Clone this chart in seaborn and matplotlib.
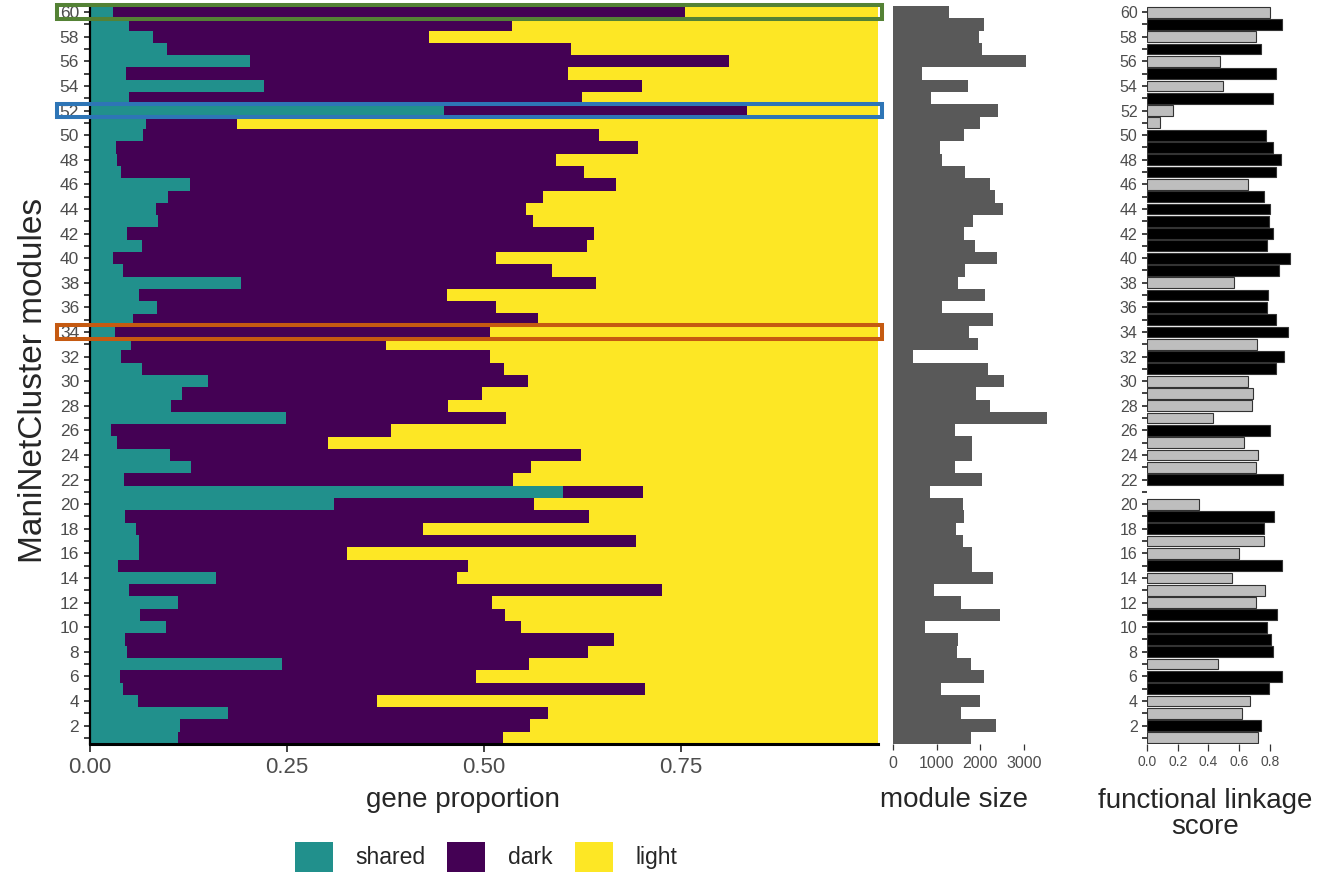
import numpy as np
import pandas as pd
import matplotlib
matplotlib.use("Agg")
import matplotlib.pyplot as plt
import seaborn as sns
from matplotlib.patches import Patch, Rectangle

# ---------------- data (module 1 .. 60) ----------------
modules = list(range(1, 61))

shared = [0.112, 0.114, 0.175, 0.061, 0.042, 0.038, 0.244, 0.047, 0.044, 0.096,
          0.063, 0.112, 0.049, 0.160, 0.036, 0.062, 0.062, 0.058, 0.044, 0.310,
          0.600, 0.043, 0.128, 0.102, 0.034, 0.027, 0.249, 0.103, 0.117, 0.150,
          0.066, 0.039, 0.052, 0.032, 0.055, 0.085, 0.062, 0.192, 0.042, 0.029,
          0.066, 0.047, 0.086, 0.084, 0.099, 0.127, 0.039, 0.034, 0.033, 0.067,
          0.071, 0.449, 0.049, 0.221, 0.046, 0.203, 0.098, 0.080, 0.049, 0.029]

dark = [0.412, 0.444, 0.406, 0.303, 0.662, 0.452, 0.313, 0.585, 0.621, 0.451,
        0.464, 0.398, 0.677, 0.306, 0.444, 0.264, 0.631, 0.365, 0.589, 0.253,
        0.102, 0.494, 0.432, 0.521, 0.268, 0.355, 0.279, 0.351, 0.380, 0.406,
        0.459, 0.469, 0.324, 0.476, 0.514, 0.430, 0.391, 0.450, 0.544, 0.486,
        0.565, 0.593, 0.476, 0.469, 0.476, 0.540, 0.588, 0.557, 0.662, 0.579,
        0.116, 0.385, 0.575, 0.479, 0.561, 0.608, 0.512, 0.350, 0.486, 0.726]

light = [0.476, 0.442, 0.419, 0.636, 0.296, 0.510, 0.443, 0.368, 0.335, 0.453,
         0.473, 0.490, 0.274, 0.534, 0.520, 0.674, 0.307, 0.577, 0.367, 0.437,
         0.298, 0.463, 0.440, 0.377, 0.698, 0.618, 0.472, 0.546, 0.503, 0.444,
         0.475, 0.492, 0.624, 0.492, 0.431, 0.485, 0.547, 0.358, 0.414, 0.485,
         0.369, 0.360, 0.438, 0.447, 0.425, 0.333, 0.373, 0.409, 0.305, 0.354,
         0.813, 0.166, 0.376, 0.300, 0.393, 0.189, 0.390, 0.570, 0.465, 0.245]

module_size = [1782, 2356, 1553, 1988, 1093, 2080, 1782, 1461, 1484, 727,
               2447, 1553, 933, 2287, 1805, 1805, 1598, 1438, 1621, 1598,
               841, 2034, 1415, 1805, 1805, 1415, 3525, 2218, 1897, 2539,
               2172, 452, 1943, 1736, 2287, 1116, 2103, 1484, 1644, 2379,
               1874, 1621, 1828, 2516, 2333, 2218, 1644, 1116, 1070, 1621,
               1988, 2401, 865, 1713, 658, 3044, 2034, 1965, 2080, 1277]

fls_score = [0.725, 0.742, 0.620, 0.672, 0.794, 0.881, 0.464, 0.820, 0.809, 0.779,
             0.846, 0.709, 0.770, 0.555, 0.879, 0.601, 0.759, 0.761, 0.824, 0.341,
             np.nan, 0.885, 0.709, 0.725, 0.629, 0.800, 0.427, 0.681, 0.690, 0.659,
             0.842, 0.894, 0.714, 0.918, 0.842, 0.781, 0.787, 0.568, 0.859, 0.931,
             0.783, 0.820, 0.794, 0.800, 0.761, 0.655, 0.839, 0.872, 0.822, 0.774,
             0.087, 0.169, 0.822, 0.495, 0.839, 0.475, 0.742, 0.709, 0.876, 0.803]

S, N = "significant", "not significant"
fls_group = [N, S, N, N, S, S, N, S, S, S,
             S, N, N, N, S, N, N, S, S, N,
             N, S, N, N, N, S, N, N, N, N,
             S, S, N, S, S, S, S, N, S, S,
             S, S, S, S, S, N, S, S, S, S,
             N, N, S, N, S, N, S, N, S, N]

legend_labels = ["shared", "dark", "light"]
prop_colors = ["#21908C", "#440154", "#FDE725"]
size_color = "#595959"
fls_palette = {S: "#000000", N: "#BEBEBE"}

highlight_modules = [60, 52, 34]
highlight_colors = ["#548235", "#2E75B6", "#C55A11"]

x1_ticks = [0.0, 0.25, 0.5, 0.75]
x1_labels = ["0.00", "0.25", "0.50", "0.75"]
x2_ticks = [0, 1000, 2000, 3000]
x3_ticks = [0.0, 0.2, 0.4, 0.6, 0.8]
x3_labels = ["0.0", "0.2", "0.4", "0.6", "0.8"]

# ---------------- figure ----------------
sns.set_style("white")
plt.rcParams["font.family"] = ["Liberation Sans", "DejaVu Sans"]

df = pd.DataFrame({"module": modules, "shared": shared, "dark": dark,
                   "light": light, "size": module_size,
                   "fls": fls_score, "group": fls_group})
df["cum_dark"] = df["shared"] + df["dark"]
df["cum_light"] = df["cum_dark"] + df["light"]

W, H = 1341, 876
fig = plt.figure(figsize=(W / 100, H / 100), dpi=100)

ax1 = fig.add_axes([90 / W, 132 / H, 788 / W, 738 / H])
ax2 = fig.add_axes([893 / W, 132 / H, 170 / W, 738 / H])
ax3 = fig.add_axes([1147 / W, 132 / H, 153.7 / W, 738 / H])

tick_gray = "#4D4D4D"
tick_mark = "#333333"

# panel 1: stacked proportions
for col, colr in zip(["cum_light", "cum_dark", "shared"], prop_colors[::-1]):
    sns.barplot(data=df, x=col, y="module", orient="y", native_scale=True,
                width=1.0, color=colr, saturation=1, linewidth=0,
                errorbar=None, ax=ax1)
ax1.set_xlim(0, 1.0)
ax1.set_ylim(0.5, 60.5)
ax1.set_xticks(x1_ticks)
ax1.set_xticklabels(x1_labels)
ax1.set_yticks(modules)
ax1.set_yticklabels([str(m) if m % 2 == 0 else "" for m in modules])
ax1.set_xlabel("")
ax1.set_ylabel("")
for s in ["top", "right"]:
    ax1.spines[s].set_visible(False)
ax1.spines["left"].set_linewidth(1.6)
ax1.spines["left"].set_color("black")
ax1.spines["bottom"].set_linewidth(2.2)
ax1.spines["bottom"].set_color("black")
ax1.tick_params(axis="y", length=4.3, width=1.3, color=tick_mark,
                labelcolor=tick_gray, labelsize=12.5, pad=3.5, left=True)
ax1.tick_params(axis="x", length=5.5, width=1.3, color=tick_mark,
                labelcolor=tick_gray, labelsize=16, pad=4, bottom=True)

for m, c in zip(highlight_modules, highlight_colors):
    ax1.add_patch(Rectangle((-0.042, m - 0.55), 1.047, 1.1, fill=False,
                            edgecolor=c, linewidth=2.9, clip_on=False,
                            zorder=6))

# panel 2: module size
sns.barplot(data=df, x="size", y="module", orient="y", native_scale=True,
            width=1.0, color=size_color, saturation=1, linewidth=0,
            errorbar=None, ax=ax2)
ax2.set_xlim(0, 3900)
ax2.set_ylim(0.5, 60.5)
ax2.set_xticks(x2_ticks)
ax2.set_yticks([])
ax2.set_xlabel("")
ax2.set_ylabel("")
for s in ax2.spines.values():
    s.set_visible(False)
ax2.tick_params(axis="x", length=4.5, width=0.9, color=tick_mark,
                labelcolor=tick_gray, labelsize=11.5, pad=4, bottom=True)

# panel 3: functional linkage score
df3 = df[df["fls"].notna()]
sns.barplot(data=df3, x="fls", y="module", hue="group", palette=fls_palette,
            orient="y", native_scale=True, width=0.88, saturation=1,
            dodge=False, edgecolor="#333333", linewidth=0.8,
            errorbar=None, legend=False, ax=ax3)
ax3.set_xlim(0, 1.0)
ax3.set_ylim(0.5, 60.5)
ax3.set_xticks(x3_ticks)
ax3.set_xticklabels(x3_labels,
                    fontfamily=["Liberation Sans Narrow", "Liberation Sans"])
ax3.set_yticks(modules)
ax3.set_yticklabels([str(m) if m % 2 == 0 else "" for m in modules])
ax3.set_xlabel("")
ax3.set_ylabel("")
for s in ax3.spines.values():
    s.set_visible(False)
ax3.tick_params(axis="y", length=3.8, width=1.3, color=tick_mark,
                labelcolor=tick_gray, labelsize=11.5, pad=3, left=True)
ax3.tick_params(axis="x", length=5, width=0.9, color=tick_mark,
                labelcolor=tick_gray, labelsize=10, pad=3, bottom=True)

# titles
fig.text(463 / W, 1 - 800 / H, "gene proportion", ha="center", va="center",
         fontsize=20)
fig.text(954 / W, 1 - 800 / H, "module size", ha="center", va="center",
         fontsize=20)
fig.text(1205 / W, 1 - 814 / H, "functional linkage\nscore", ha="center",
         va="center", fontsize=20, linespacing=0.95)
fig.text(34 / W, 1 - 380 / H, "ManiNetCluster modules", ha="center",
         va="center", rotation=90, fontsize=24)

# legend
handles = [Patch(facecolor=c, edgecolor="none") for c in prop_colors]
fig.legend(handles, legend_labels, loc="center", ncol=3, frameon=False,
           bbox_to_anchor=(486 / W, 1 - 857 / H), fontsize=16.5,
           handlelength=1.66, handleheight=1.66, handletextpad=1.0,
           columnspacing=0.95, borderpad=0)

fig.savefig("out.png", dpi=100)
────
*Problem statement*:
Return nothing but the lines running from the start of the data to the line with "modules = list(range(1, 61))", please, both ends included and no pictures.

*Answer to this task*:
Clone this chart in seaborn and matplotlib.
import numpy as np
import pandas as pd
import matplotlib
matplotlib.use("Agg")
import matplotlib.pyplot as plt
import seaborn as sns
from matplotlib.patches import Patch, Rectangle

# ---------------- data (module 1 .. 60) ----------------
modules = list(range(1, 61))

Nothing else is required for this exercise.